Meltwater flow can trigger a number of seismic responses from a glacier; examples include water flow that results in fluid-induced resonance (Benn et al.2009; Hammer et al.2015) and changing water pressure resulting in crack opening or propagation (see Table S3 in the Supplement; Colgan et al.2016). As examples of such diverse signal types, the filling and draining of hydrological pathways (Fountain and Walder1998) produce relatively long, monochromatic, and harmonic seismic signals at frequencies between 1–10 Hz (Winberry et al.2009a). In contrast, crevasse formation is a quick surface process (occurring within seconds) and generates seismic waves with frequencies between 10–100 Hz (Röösli et al.2014). Surface fracturing can be triggered by increasing water pressure (Carmichael et al.2012), contraction of the ice in response to changing air temperatures (Lombardi et al.2019), tidal bending (Cole2020), or horizontal stretching (Podolskiy et al.2016; Minowa et al.2019). Brittle deformation can also occur through the body of a glacier (Nath and Vaughan2003). Active processes at the downstream end of marine-terminating glaciers include basal outflow and iceberg calving, and other ocean–ice interactions can also be studied using seismic events, although they are not a focus of this study.

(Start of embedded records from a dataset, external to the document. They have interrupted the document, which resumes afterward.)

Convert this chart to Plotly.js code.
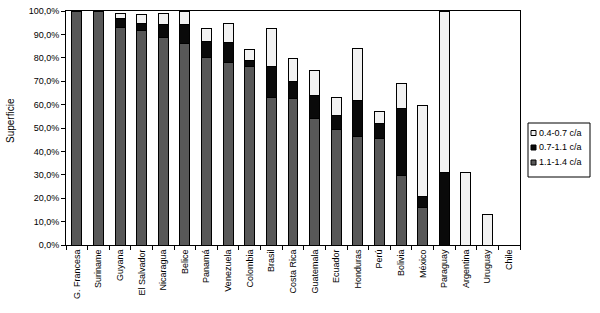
<!DOCTYPE html>
<html>
<head>
<meta charset="utf-8">
<script src="https://cdn.plot.ly/plotly-3.0.1.min.js"></script>
<style>html,body{margin:0;padding:0;background:#fff}</style>
</head>
<body>
<div id="chart" style="width:600px;height:313px"></div>
<script>
const categories = ["G. Francesa","Suriname","Guyana","El Salvador","Nicaragua","Belice","Panamá","Venezuela","Colombia","Brasil","Costa Rica","Guatemala","Ecuador","Honduras","Perú","Bolivia","México","Paraguay","Argentina","Uruguay","Chile"];
const high = [100,100,93.0,91.7,88.5,86.0,80.3,77.9,76.1,63.2,62.8,54.1,49.4,46.2,45.6,29.8,16.2,0,0,0,0];
const mid  = [0,0,3.9,3.1,5.9,8.1,6.6,8.8,2.8,12.9,7.0,9.8,6.1,15.5,6.4,28.5,4.6,30.9,0,0,0];
const low  = [0,0,2.1,3.8,4.6,5.9,5.8,7.8,4.7,16.6,9.8,10.8,7.4,22.1,4.9,10.8,38.9,69.1,31.0,13.2,0];
const seriesNames = ["1.1-1.4 c/a","0.7-1.1 c/a","0.4-0.7 c/a"];
const yTicks = [0,10,20,30,40,50,60,70,80,90,100];
const yTickText = yTicks.map(v => v.toFixed(1).replace(".", ",") + "%");

const fillColors = ["#585858","#0a0a0a","#f2f2f2"];
const traces = [high, mid, low].map((vals, i) => ({
  type: "bar",
  name: seriesNames[i],
  x: categories,
  y: vals,
  marker: {color: fillColors[i], line: {color: "#000", width: 1}},
  hoverinfo: "skip"
}));

// custom compact legend (pixel -> paper helpers)
const L = 66, R = 520, T = 11, B = 245;
const px = p => (p - L) / (R - L);
const py = p => (B - p) / (B - T);
const shapes = [{
  type: "rect", xref: "paper", yref: "paper",
  x0: px(528), x1: px(590), y0: py(177), y1: py(123),
  line: {color: "#000", width: 1}, fillcolor: "#fff"
}];
const annotations = [];
const legendRows = [133, 147.5, 162.5];
[2, 1, 0].forEach((si, k) => {
  const yc = legendRows[k];
  shapes.push({
    type: "rect", xref: "paper", yref: "paper",
    x0: px(531), x1: px(536), y0: py(yc + 2.5), y1: py(yc - 2.5),
    line: {color: "#000", width: 1}, fillcolor: fillColors[si]
  });
  annotations.push({
    xref: "paper", yref: "paper", x: px(536.5), y: py(yc),
    xanchor: "left", yanchor: "middle", showarrow: false,
    text: seriesNames[si], font: {size: 9}
  });
});
annotations.push({
  xref: "paper", yref: "paper", x: px(10), y: py(121),
  xanchor: "center", yanchor: "middle", showarrow: false,
  textangle: -90, text: "Superficie", font: {size: 10}
});

const layout = {
  width: 600, height: 313,
  margin: {l: 66, r: 80, t: 11, b: 68},
  barmode: "stack",
  bargap: 0.54,
  paper_bgcolor: "#fff",
  plot_bgcolor: "#fff",
  font: {family: "Liberation Sans, Arial, sans-serif", size: 9, color: "#000"},
  showlegend: false,
  shapes: shapes,
  annotations: annotations,
  xaxis: {
    type: "category",
    tickangle: -90,
    showline: true, linecolor: "#000", linewidth: 1, mirror: true,
    ticks: "outside", ticklen: 4, tickcolor: "#000",
    tickson: "boundaries",
    showgrid: false,
    tickfont: {size: 9}
  },
  yaxis: {
    range: [0, 100],
    tickvals: yTicks,
    ticktext: yTickText,
    showline: true, linecolor: "#000", linewidth: 1, mirror: true,
    ticks: "outside", ticklen: 4, tickcolor: "#000",
    showgrid: false, zeroline: false,
    tickfont: {size: 9}
  }
};

Plotly.newPlot("chart", traces, layout, {displayModeBar: false, staticPlot: true});
</script>
</body>
</html>
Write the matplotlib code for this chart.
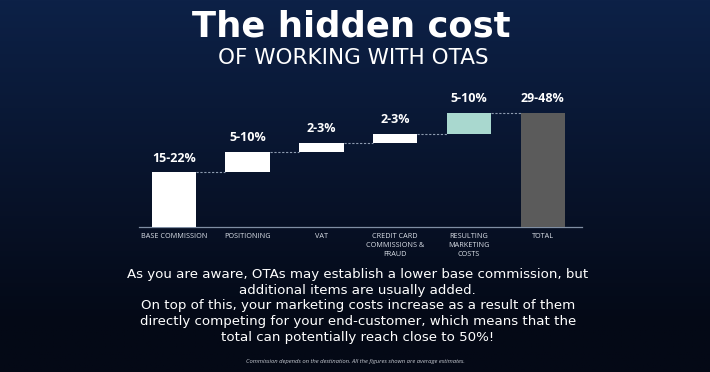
import numpy as np
import matplotlib.pyplot as plt

categories = ["BASE COMMISSION", "POSITIONING", "VAT", "CREDIT CARD\nCOMMISSIONS &\nFRAUD",
              "RESULTING\nMARKETING\nCOSTS", "TOTAL"]
steps = [18.5, 7.0, 3.0, 3.0, 7.0]
range_labels = ["15-22%", "5-10%", "2-3%", "2-3%", "5-10%", "29-48%"]

total = sum(steps)
bottoms = list(np.cumsum([0] + steps[:-1])) + [0]
heights = steps + [total]
colors = ["white", "white", "white", "white", "#a9d8cf", "#5b5b5b"]

W, H = 710, 372
fig = plt.figure(figsize=(W / 100, H / 100), dpi=100)

# background gradient
bg = fig.add_axes([0, 0, 1, 1])
yy = np.linspace(0, 1, 200)[:, None]
xx = np.linspace(0, 1, 300)[None, :]
top = np.array([0x0d, 0x21, 0x47]) / 255
bot = np.array([0x04, 0x09, 0x16]) / 255
t = np.clip(yy * 1.15, 0, 1) + 0 * xx
img = top[None, None, :] * (1 - t[..., None]) + bot[None, None, :] * t[..., None]
bg.imshow(img, aspect="auto", extent=[0, 1, 0, 1], origin="upper")
bg.set_xlim(0, 1)
bg.set_ylim(0, 1)
bg.axis("off")

# titles and body text
fig.text(0.495, 0.93, "The hidden cost", ha="center", va="center", color="white",
         fontsize=25.5, fontweight="bold", family="DejaVu Sans")
fig.text(0.497, 0.843, "OF WORKING WITH OTAS", ha="center", va="center", color="white",
         fontsize=15.5, family="DejaVu Sans")

body = ("As you are aware, OTAs may establish a lower base commission, but\n"
        "additional items are usually added.\n"
        "On top of this, your marketing costs increase as a result of them\n"
        "directly competing for your end-customer, which means that the\n"
        "total can potentially reach close to 50%!")
fig.text(0.504, 0.178, body, ha="center", va="center", color="white",
         fontsize=9.6, family="DejaVu Sans", linespacing=1.27)
fig.text(0.5, 0.027, "Commission depends on the destination. All the figures shown are average estimates.",
         ha="center", va="center", color="#c8ccd4", fontsize=4.2, style="italic",
         family="Open Sans")

# waterfall chart
ax = fig.add_axes([139 / W, (H - 227) / H, (582 - 139) / W, 137 / H])
ax.patch.set_alpha(0)
x = np.arange(len(categories))
ax.bar(x, heights, bottom=bottoms, width=0.6, color=colors, zorder=3)

levels = np.cumsum(steps)
for i, lv in enumerate(levels):
    ax.plot([i + 0.3, i + 0.7], [lv, lv], color="#8d9bb0", lw=0.8, ls=(0, (2, 1.5)), zorder=2)

for i, lab in enumerate(range_labels):
    ax.text(x[i], bottoms[i] + heights[i] + 2.6, lab, ha="center", va="bottom",
            color="white", fontsize=9, fontweight="bold", family="Open Sans")

ax.set_xlim(-0.47, 5.53)
ax.set_ylim(0, 46.3)
ax.set_xticks(x)
ax.set_xticklabels(categories, fontsize=5.2, color="#dbe0e8", family="Open Sans",
                   linespacing=1.4, va="top")
ax.tick_params(axis="x", length=0, pad=4)
ax.set_yticks([])
for s in ["top", "right", "left"]:
    ax.spines[s].set_visible(False)
ax.spines["bottom"].set_color("#7f8ea3")
ax.spines["bottom"].set_linewidth(0.9)

fig.savefig("out.png", dpi=100)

Glacier-focused seismic deployments typically make use of arrays of multiple sensors; therefore, it can be a time-consuming process to analyze the data recorded over many months. Visual inspection by an experienced human analyst (manual event detection) is highly informative but not suited to large data volumes. It can also result in some aspects of the resulting event catalogue being analyst dependent. A semi-automated approach is therefore desirable. The first step to automation, robust event detection, is addressed in Latto et al. (2024), which describes an algorithm designed for diverse, low-signal-to-noise microseismicity from glaciers. The next step is event analysis, where data-driven approaches present an appealing way forward (Bergen and Beroza2019). We use the term “event” broadly to include impulsive signals from glacier processes described above and waveform changes (such as an amplitude increase or frequency content change) with a less distinct onset that often arise in the seismic wave field.

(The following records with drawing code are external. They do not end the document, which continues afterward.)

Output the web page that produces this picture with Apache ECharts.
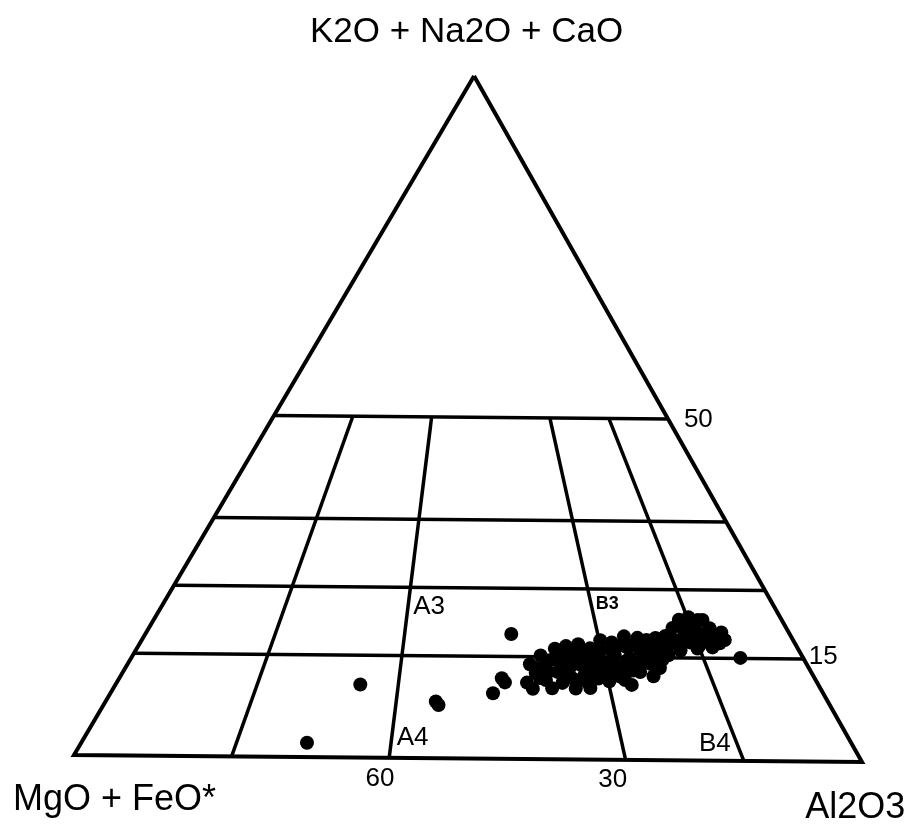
<!DOCTYPE html>
<html>
<head>
<meta charset="utf-8">
<script src="https://cdn.jsdelivr.net/npm/echarts@6/dist/echarts.min.js"></script>
<style>
  html, body { margin: 0; padding: 0; background: #fff; }
  #chart { width: 920px; height: 827px; }
</style>
</head>
<body>
<div id="chart"></div>
<script>
// samples, percent: CNK = K2O + Na2O + CaO, A = Al2O3, the rest is MgO + FeO*
const cnk = [11.2, 10.3, 13.9, 12.6, 15.2, 13.6, 11.6, 10.4, 16.2, 14.5, 12.8, 11.2, 16.6, 15.1, 13.5, 11.9, 10.4,
  16.9, 15.4, 14.0, 12.5, 11.2, 16.3, 14.7, 13.4, 11.9, 16.0, 14.4, 12.9, 11.5, 17.2, 15.4, 13.8, 12.2, 18.1,
  16.5, 14.9, 13.1, 11.0, 17.9, 16.1, 14.5, 17.6, 16.1, 12.3, 17.9, 16.4, 14.7, 18.2, 16.7, 19.4, 17.6, 20.6,
  16.1, 18.8, 21.0, 17.3, 19.8, 16.4, 18.6, 20.6, 17.5, 19.4, 16.6, 18.3, 17.2, 18.8, 15.1, 12.8, 13.8, 14.6,
  13.1, 15.0, 13.4, 11.6, 11.9, 16.6, 14.3, 14.1, 16.9, 17.6, 17.6, 18.5, 16.0, 12.2, 13.1, 15.4, 14.6, 14.6,
  13.4, 14.5, 15.7, 12.1, 10.5, 17.5, 16.1, 11.7, 12.9, 14.7, 15.4, 17.9, 19.1, 19.8, 16.9, 17.7, 17.7, 20.6,
  16.9, 16.8, 13.9, 12.9, 13.5,
  18.3, 11.8, 11.2, 9.6, 8.3, 7.8, 10.7, 2.1]
const al2o3 = [51.8, 53.0, 50.8, 52.2, 51.5, 52.8, 54.0, 55.4, 52.8, 53.9, 54.9, 56.3, 54.0, 55.0, 56.1, 57.2, 58.4,
  55.4, 56.5, 57.5, 58.5, 59.6, 57.2, 58.3, 59.3, 60.5, 58.6, 59.8, 61.0, 62.1, 59.5, 60.8, 62.0, 63.1, 60.6,
  61.8, 63.0, 64.3, 65.2, 62.4, 63.7, 64.9, 63.7, 65.0, 67.3, 64.7, 65.8, 67.2, 65.8, 66.9, 66.1, 67.4, 66.3,
  68.8, 67.9, 67.3, 69.4, 68.7, 70.8, 70.0, 69.3, 71.3, 70.8, 72.6, 72.1, 73.2, 72.6, 76.9, 53.7, 55.0, 56.2,
  58.5, 58.8, 60.6, 58.3, 53.1, 60.5, 64.0, 66.0, 65.9, 68.7, 70.2, 71.0, 54.8, 59.7, 63.0, 64.7, 62.8, 60.9,
  51.7, 53.0, 53.7, 56.2, 60.2, 57.9, 59.9, 64.0, 65.3, 66.3, 67.6, 66.5, 68.5, 67.1, 70.8, 72.0, 73.6, 68.7,
  63.9, 62.3, 57.2, 62.1, 67.5,
  46.2, 48.3, 49.0, 48.3, 41.7, 42.3, 30.9, 28.5]

// field boundaries
const cnkLevels = [50, 35, 25, 15]          // horizontal lines
const fmShares = [80, 60, 30, 15]           // MgO+FeO* / (MgO+FeO* + Al2O3), lines toward the apex

// text, placed in the same ternary frame
const noteText = ['50', '15', '60', '30', 'A3', 'B3', 'A4', 'B4']
const noteCnk = [49.9, 15.3, -3.1, -3.0, 22.2, 22.8, 2.9, 2.4]
const noteAl2o3 = [53.9, 87.3, 40.4, 69.9, 33.8, 56.1, 41.5, 80.1]
const cornerText = ['K2O + Na2O + CaO', 'MgO + FeO*', 'Al2O3']
const cornerCnk = [106.4, -6.6, -6.8]
const cornerAl2o3 = [-4.2, 8.5, 102.6]

const SIDE = 788
const TILT = 0.0089   // the scan is turned a little

function toXY(c, a) {
  const u = (a + c / 2) / 100 * SIDE
  const v = c / 100 * SIDE * Math.sqrt(3) / 2
  return [u + v * TILT, v - u * TILT]
}

function lineSeries(points, width) {
  return {
    type: 'line',
    data: points,
    symbol: 'none',
    silent: true,
    z: 2,
    lineStyle: { color: '#000', width: width, join: 'miter', cap: 'butt' }
  }
}

const series = []
series.push(lineSeries([toXY(100, 0), toXY(0, 0), toXY(0, 100), toXY(100, 0)], 4))
cnkLevels.forEach(c => {
  series.push(lineSeries([toXY(c, 0), toXY(c, 100 - c)], 3.5))
})
fmShares.forEach(r => {
  series.push(lineSeries([toXY(50, 50 * (100 - r) / 100), toXY(0, 100 - r)], 3.5))
})

series.push({
  type: 'scatter',
  symbolSize: 14,
  z: 5,
  itemStyle: { color: '#000', opacity: 1 },
  data: cnk.map((c, i) => toXY(c, al2o3[i]))
})

function textSeries(names, cs, as, size, extra) {
  return {
    type: 'scatter',
    symbolSize: 0,
    z: 6,
    silent: true,
    itemStyle: { opacity: 1 },
    label: {
      show: true,
      position: 'inside',
      color: '#000',
      opacity: 1,
      fontFamily: 'Liberation Sans',
      fontSize: size,
      formatter: p => p.name
    },
    data: names.map((t, i) => {
      const item = { name: t, value: toXY(cs[i], as[i]) }
      if (extra[t]) item.label = extra[t]
      return item
    })
  }
}

series.push(textSeries(noteText, noteCnk, noteAl2o3, 26, { B3: { fontSize: 18, fontWeight: 'bold' } }))
series.push(textSeries(cornerText, cornerCnk, cornerAl2o3, 36, { 'K2O + Na2O + CaO': { fontSize: 35 } }))

const chart = echarts.init(document.getElementById('chart'))
chart.setOption({
  animation: false,
  backgroundColor: '#fff',
  grid: { left: 0, right: 0, top: 0, bottom: 0 },
  xAxis: { type: 'value', min: -74, max: 846, show: false },
  yAxis: { type: 'value', min: -72, max: 755, show: false },
  series: series
})
</script>
</body>
</html>
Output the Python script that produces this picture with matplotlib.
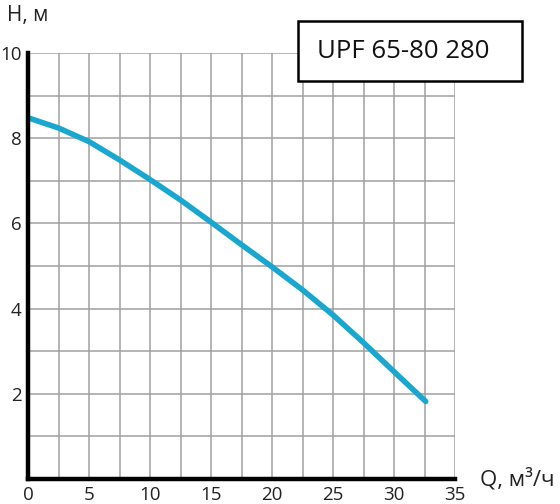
import matplotlib
matplotlib.use("Agg")
import matplotlib.pyplot as plt
from matplotlib.patches import Rectangle

plt.rcParams['font.family'] = ['Open Sans', 'DejaVu Sans']

Q = [0, 2.5, 5, 7.5, 10, 12.5, 15, 17.5, 20, 22.5, 25, 27.5, 30, 32.6]
H = [8.48, 8.24, 7.92, 7.49, 7.03, 6.55, 6.03, 5.5, 4.98, 4.44, 3.85, 3.2, 2.52, 1.82]
x_ticks = [0, 5, 10, 15, 20, 25, 30, 35]
y_ticks = [2, 4, 6, 8, 10]
title = "UPF 65-80 280"

fig = plt.figure(figsize=(5.6, 5.04), dpi=100)
ax = fig.add_axes([28/560, 25/504, 427/560, 426/504])
ax.set_xlim(0, 35)
ax.set_ylim(0, 10)

for v in [i * 2.5 for i in range(1, 15)]:
    ax.axvline(v, color='#a0a0a0', lw=1.1, zorder=1)
for v in range(1, 11):
    ax.axhline(v, color='#a0a0a0', lw=1.1, zorder=1)

ax.plot(Q, H, color='#19a7cf', lw=4.0, solid_capstyle='round', solid_joinstyle='round', zorder=3)

for s in ['top', 'right']:
    ax.spines[s].set_visible(False)
for s in ['left', 'bottom']:
    ax.spines[s].set_linewidth(3.2)
    ax.spines[s].set_color('black')
    ax.spines[s].set_zorder(4)

ax.set_xticks(x_ticks)
ax.set_yticks(y_ticks)
ax.tick_params(axis='both', length=0, labelsize=13.5, colors='#222222')
ax.tick_params(axis='x', pad=5)
ax.tick_params(axis='y', pad=4.5)

fig.text(7/560, 1 - 15/504, "Н, м", fontsize=15, va='center', ha='left', color='#222222')
fig.text(480/560, 1 - 479/504, "Q, м³/ч", fontsize=16, va='center', ha='left', color='#222222')

rect = Rectangle((298/560, 1 - 81/504), 224/560, 60/504, transform=fig.transFigure,
                 facecolor='white', edgecolor='black', lw=1.8, zorder=10)
fig.patches.append(rect)
fig.text(317/560, 1 - 52/504, title, fontsize=18.5, va='center', ha='left', color='#111111', zorder=11)

fig.savefig("out.png", dpi=100)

Machine learning is a general term for the application of computer algorithms to data for the purposes of prediction and pattern detection. It can be termed “supervised” or “unsupervised”, where supervision in this context refers to the use of labeled data to train an algorithm (Marsland2015). The choice of system parameterization and algorithm is dependent on the presented problem and the questions of interest. Supervised learning is often carried out using artificial neural networks to perform classification and to build predictive models (Caruana and Niculescu-Mizil2006; Sibi et al.2013). Other types of supervised learning algorithms for classification purposes include random forests and support vector machines (Cracknell and Reading2013). Unsupervised learning algorithms are “inductive” as they develop the classification, or other model types, from properties of the data themselves, i.e., not by using a labeled training dataset. Such approaches, ranging from minimally intensive to more expensive, include k-means clustering, hierarchical methods, and self-organizing maps (Jain2010).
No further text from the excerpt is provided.